1. The Tetons
The youngest range in the Rockies sits along Wyoming’s border with Idaho and exhibits all the jaggedness and drama you’d expect from mountains that have only seen around nine million years of erosion. Grand Teton, at just under 14,000 feet, rises in the center, with several other 10k+ peaks strung out in either direction. This is the namesake of the surrounding Grand Teton National Park, as well as one of the premier mountaineering destinations in the country. Summitting is typically a two-day affair, with gnarly exposed stretches and some technical sections, along with the ever-present threat of lightning storms in summer. Taking in the view next to the historic homesteads of Mormon Row is less risky but equally dramatic.
2. Yellowstone’s geysers and springs
As if the Tetons weren’t enough, just up the highway sits the world’s very first national park and home of some of America’s most unique landscapes: Yellowstone National Park. The park is huge, covering and protecting over 3,400 square miles, but it’s probably the geothermal features found here that are most celebrated. In fact, the supervolcano simmering under Yellowstone’s surface is so powerful that an estimated one half of all the geothermal features in the world exist within the borders of the park. They include the Old Faithful Geyser, which spouts boiling water 100+ feet into the air every 60 minutes or so; the ultra-colorful Grand Prismatic Spring, the largest hot spring in the US; and the travertine terraces of Mammoth Hot Springs, among many, many others.
3. Wind River Range
The 100-mile run of the Wind River Range angles southeast to northwest, beginning near Lander and intersecting the Greater Yellowstone region close to Dubois. Apart from Grand Teton, the Winds comprise most of the tallest mountains in the state, including Gannett Peak, which takes the title at just over 13,800 feet. This is high country, but it’s also incredible backcountry — two different national forests and multiple wilderness areas cover parts of the range, where trailheads themselves often require a serious hike in to access. Long-distance trekking, climbing, multi-night camping, and fishing the mountain lakes and streams are popular activities; there’s a scenic byway that skirts the range, if you want to get a closer look before choosing your point of entry.

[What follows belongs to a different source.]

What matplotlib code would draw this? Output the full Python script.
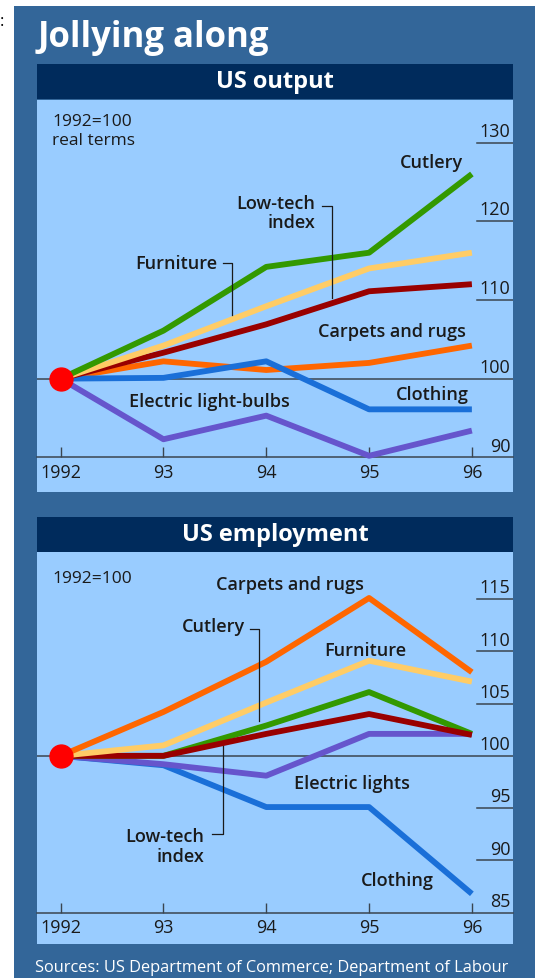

4. Lamar Valley, Yellowstone
What the various geyser basins are to geothermals in Yellowstone, the Lamar Valley is to its wildlife. With a number of creeks feeding the Lamar River along this stretch of valley in the north of the park, food and water are abundant. And where food and water are abundant, you’ll see herds of bison, bighorn sheep, elk, antelope, moose, and deer. And where those big herbivores are present, you can expect to catch glimpses of the park’s apex predators, if you’re lucky: grizzlies and wolves. If you really want to get a sense of what the Lamar Valley is all about, visit during winter, when crowds are small, snow blankets the ground, and the animals are going about the business of surviving another season.
5. Devils Tower
From one corner to the other — shift focus from the high mountains and volcanic wonders of northwestern Wyoming and travel due east for around 400 miles, and there on the horizon you’ll spot a true natural monument if there ever was one. Standing stock straight, some 1,200 feet higher than the surrounding rolling hills, is the unyielding stone pillar of Devils Tower. Geologists aren’t entirely sure how the tower formed; it may be all that remains of a once-great volcano, or a solidified slug of magma that rises ever taller as the soft sedimentary rock around it erodes over time. Various Plains tribes consider the formation sacred, and have much more lyrical accounts of its creation. Devils Tower National Monument sits near the town of Sundance, less than an hour’s drive from the South Dakota border.
6. Grand Canyon of the Yellowstone
The Yellowstone is one of the West’s great rivers, an important tributary of the Missouri, and one of the national park’s showpieces. It both feeds and drains the massive Yellowstone Lake, but where things get really interesting is a little bit farther downstream. The entrance to the Grand Canyon of the Yellowstone is marked by a pair of tremendous waterfalls (Upper and Lower Yellowstone Falls), which shepherd the river into a steep gorge up to 1,200 feet deep and with crumbling walls of rust- and sulfur-colored rock. The canyon continues for 24 miles as it flows north through the park.
7. High Plains
Not all of Wyoming is tall peaks and yawning river gorges, and elevation changes aren’t prerequisites for beautiful landscapes. Much of the eastern half of the state falls into the High Plains, great flat stretches of earth running off with dozens of miles of visibility toward the horizon, where they may impact a distant mountain range, or an oncoming storm. It’s understated landscape, but certainly a monumental one, perhaps all the more so for its contrast with everything else in this list.